KNS is a South Korean antenna manufacturer that has made a living in the shadows of bigger names like Intellian and Cobham. Founded in the early 2000s, it builds stabilized satcom terminals for ships, oil rigs, yachts, and the occasional defense customer. The products are traditional three-axis radomes, not sleek flat panels. They keep lock on GEO satellites through mechanical stabilization, tuned algorithms, and increasingly software-driven tracking. Their Z-series is the core line, upgraded over time with DVB-S2X, SNR-based tracking, and remote management tools.

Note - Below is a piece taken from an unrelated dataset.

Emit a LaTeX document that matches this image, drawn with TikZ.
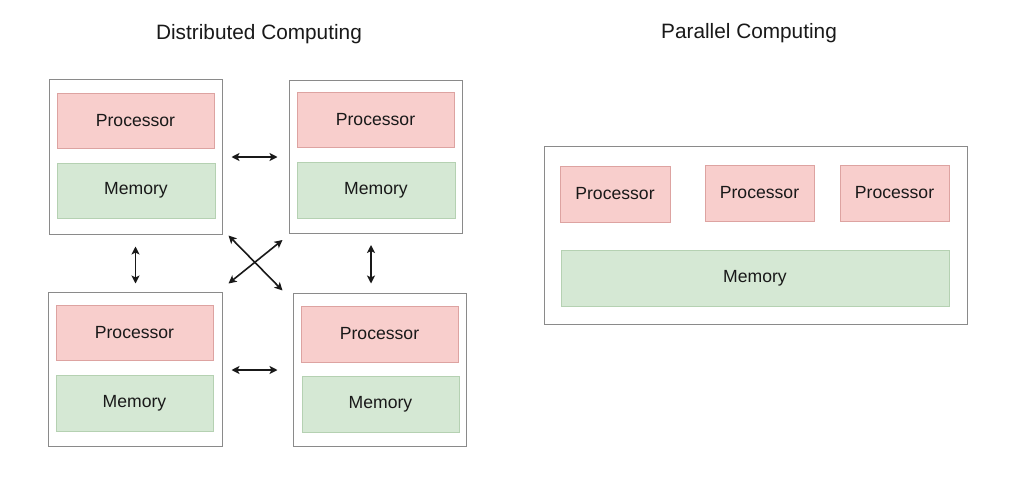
\documentclass[tikz,border=0pt]{standalone}
\usepackage{fontspec}
\setmainfont{Liberation Sans}
\usetikzlibrary{arrows.meta}
\definecolor{procFill}{HTML}{F8CECC}
\definecolor{procLine}{HTML}{DDA3A1}
\definecolor{memFill}{HTML}{D5E8D4}
\definecolor{memLine}{HTML}{B5D1B2}
\definecolor{boxLine}{HTML}{8A8A8A}
\begin{document}
\begin{tikzpicture}[>={Stealth[length=8pt, width=8pt, inset=2pt]}, x=1pt, y=-1pt]
	
	% Styles for the boxes
	\tikzset{
		outerBox/.style={draw=boxLine, line width=1pt, fill=white, inner sep=0pt},
		procBox/.style={draw=procLine, fill=procFill, line width=0.8pt, inner sep=0pt, font=\fontsize{17.6}{20}\selectfont, text=black!90},
		memBox/.style={draw=memLine, fill=memFill, line width=0.8pt, inner sep=0pt, font=\fontsize{17.6}{20}\selectfont, text=black!90},
		titleText/.style={font=\fontsize{20.8}{24}\selectfont, text=black!90},
		link/.style={<->, line width=1.6pt, black!90}
	}
	
	% Page size (1024 x 484)
	\fill[white] (0,0) rectangle (1024,484);
	\useasboundingbox (0,0) rectangle (1024,484);
	
	% Titles
	\node[titleText] (tDist) at (259,34) {Distributed Computing};
	\node[titleText] (tPar) at (749,33) {Parallel Computing};
	
	% ----- Distributed: four machines -----
	\node[outerBox, minimum width=173, minimum height=154] (tl) at (135.5,157) {};
	\node[outerBox, minimum width=173, minimum height=153] (tr) at (375.5,157) {};
	\node[outerBox, minimum width=174, minimum height=154] (bl) at (135,369) {};
	\node[outerBox, minimum width=173, minimum height=153] (br) at (379.5,369.5) {};
	
	% Processor and memory inside each machine
	\node[procBox, minimum width=157, minimum height=55] (tlProc) at (135.5,120.5) {Processor};
	\node[memBox, minimum width=158, minimum height=55] (tlMem) at (136,190.5) {Memory};
	\node[procBox, minimum width=157, minimum height=55] (trProc) at (375.5,119.5) {Processor};
	\node[memBox, minimum width=158, minimum height=56] (trMem) at (376,190) {Memory};
	\node[procBox, minimum width=157, minimum height=55] (blProc) at (134.5,332.5) {Processor};
	\node[memBox, minimum width=157, minimum height=56] (blMem) at (134.5,403) {Memory};
	\node[procBox, minimum width=157, minimum height=56] (brProc) at (379.5,334) {Processor};
	\node[memBox, minimum width=157, minimum height=56] (brMem) at (380.5,404) {Memory};
	
	% Links between the machines
	\draw[link, shorten <=9pt, shorten >=11pt] (tl) -- (tr);
	\draw[link, shorten <=9pt, shorten >=15pt] ([yshift=-1pt]bl.east) -- ([yshift=-1pt]bl.east -| br.west);
	\draw[link, shorten <=12pt, shorten >=8pt] (tl.south) -- (tl.south |- bl.north);
	\draw[link, shorten <=11pt, shorten >=9pt] ([xshift=-4.5pt]tr.south) -- ([xshift=-4.5pt]tr.south |- br.north);
	
	% Crossed links
	\draw[link] ([xshift=6pt, yshift=-1pt]tl.south east) -- ([xshift=-10pt, yshift=2pt]br.north west);
	\draw[link] ([xshift=-6pt, yshift=-6pt]tr.south west) -- ([xshift=6pt, yshift=8pt]bl.north east);
	
	% ----- Parallel: one machine, shared memory -----
	\node[outerBox, minimum width=423, minimum height=178] (par) at (756,235) {};
	\node[procBox, minimum width=110, minimum height=56] (pA) at (615,194) {Processor};
	\node[procBox, minimum width=109, minimum height=56] (pB) at (759.5,193) {Processor};
	\node[procBox, minimum width=109, minimum height=56] (pC) at (894.5,193) {Processor};
	\node[memBox, minimum width=388, minimum height=56] (pMem) at (755,278) {Memory};
	
\end{tikzpicture}
\end{document}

Unlike startups chasing LEO hype, KNS lives on contracts where reliability matters more than marketing. They recently won a $29 million contract from the Korean Navy to supply submarine satcom under the MOSCOS-II program. The system cleared technical benchmarks that knocked out competitors, giving them rare credibility in the defense world. This deal is less about volume and more about cementing a reputation with the domestic military, which has long preferred imported hardware.
Commercially, KNS sells through distributors in Europe, the Middle East, and the U.S., but its footprint is modest. The company pushes the line that it covers every class of vessel, but outside Asia its brand recognition is limited. It doesn’t have the scale or factory muscle of Intellian, nor the private equity backing that keeps Cobham resurfacing. What it has is a reputation among a small set of operators who need gear that just works at sea, even if it lacks the polish of larger rivals.
The obvious risk is market transition. If maritime satcom shifts hard to flat-panel terminals optimized for LEO, KNS could be left behind. The company’s identity is tied to mechanical stabilization, and while there’s still demand for GEO tracking domes, the growth is elsewhere. Defense deals will buy them time, but they do not change the trajectory.
KNS survives by being competent and steady in a sector where flashy promises usually sink. It will not shape the next chapter of mobility satcom, but it can hang on in the niches that still value traditional stabilized hardware. In this industry, that is sometimes enough.